It's been an exciting few days for exoplanetary science. A slew of refined statistical measurements of the abundance of other worlds have made it clearer than ever that our galaxy is crammed with planets.
One in six stars should host at least one Earth-sized object in an orbit smaller than that of Mercury, implying that in total there are tens of billions of planets this size across the Milky Way.
But for me one of the most exciting announcements has come from new observations of the Fomalhaut system, a 'mere' 25 light years from us. Fomalhaut is a star some ninety percent more massive than the Sun and only a few hundred million years into its time as a hydrogen burning 'main-sequence' object.
Back in 2008 Hubble Space Telescope imagery confirmed that not only is Fomalhaut surrounded by a remarkable hoop-like structure of dusty material - encircling this system at more than 120 times the distance of the Earth from the Sun - but revealed that an object possibly of Jupiter size is orbiting at the apparent inner edge of this hoop.
This was quite a claim. It made this planet, Fomalhaut b, one of a mere handful of worlds directly imaged (as opposed to being detected indirectly as the majority of exoplanets are). It also raised a huge question - how could such a planet be on such an enormously large orbit, more than 4 or 5 times further out from its star than Neptune is in our solar system?

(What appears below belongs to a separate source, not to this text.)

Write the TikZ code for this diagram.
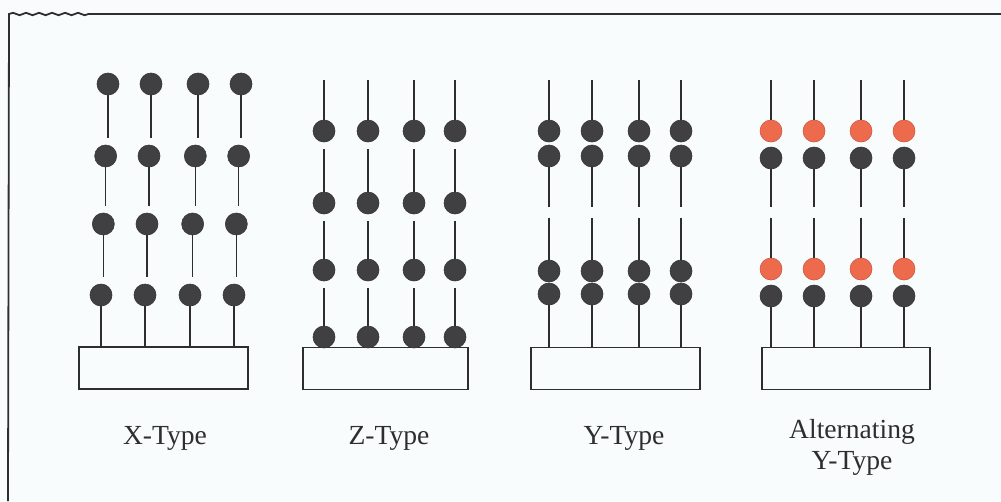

For nature to build a planet in situ at these distances confounds many of our theories about planet formation. The problem was exacerbated by the estimates of the shape of the orbit that suggested it was relatively circular - indicating that the planet had not been flung to this position by earlier dynamical jostling with other planets.
It was indeed puzzling. My colleague Kristen Menou and I had recently prepared a paper where we estimated the rate at which astronomers might expect to find such large worlds on such distant orbits from their stars. The mechanism for their placement that we simulated was an earlier episode of intense gravitational interaction between the original planets around such a star. If planets form efficiently (and they certainly seem to do so) they can start off crammed into the orbital space close to their parent star. But this can result in dramatic gravitational instability, the systems are dynamically 'hot'. To cool down they collide, eject, and fling planets onto larger orbits.
There was a snag though. Our simulations, along with those from another group working on this problem led by Dimitri Veras, indicated that the remnants of such chaos - planets on large orbits - should also have highly non-circular, strongly elliptical orbits. Fomalhaut b did not seem to fit this pattern.
Flash forward to this week. The most recent Hubble imagery of Fomalhaut b, combined with the passage of time and an opportunity to refine the measurements of Fomalhaut b's orbital path, now suggests that its orbit is in fact elliptical. At its closest passage to its parent star this giant world is estimated to be a 'mere' 4.6 billion miles away. At its furthest it reaches about 27 billion miles. Running these numbers indicates an orbital ellipticity, or eccentricity of about 0.7 - a 70% deviation from a circular path.
Our simulations tell us that this kind of orbit is almost precisely what you'd expect in about 5-10% of systems where strong dynamical cooling has taken place (yes, I'm patting myself on the back, along with congratulating my colleagues).
The new observations also reveal possible evidence for signs of another planet in the system that may be 'slicing' through this outer dusty hoop of material - it could be a candidate for the world that helped push Fomalhaut b to this orbit. As for Fomalhaut b itself, its mass is unknown, it could be anything between the size of tiny Pluto and Jupiter. It could also be surrounded by a disk or ring of its own, enhancing its apparent brightness.
Time will tell what's really going on in this system, but it's turning out to be a wonderful testbed for many ideas.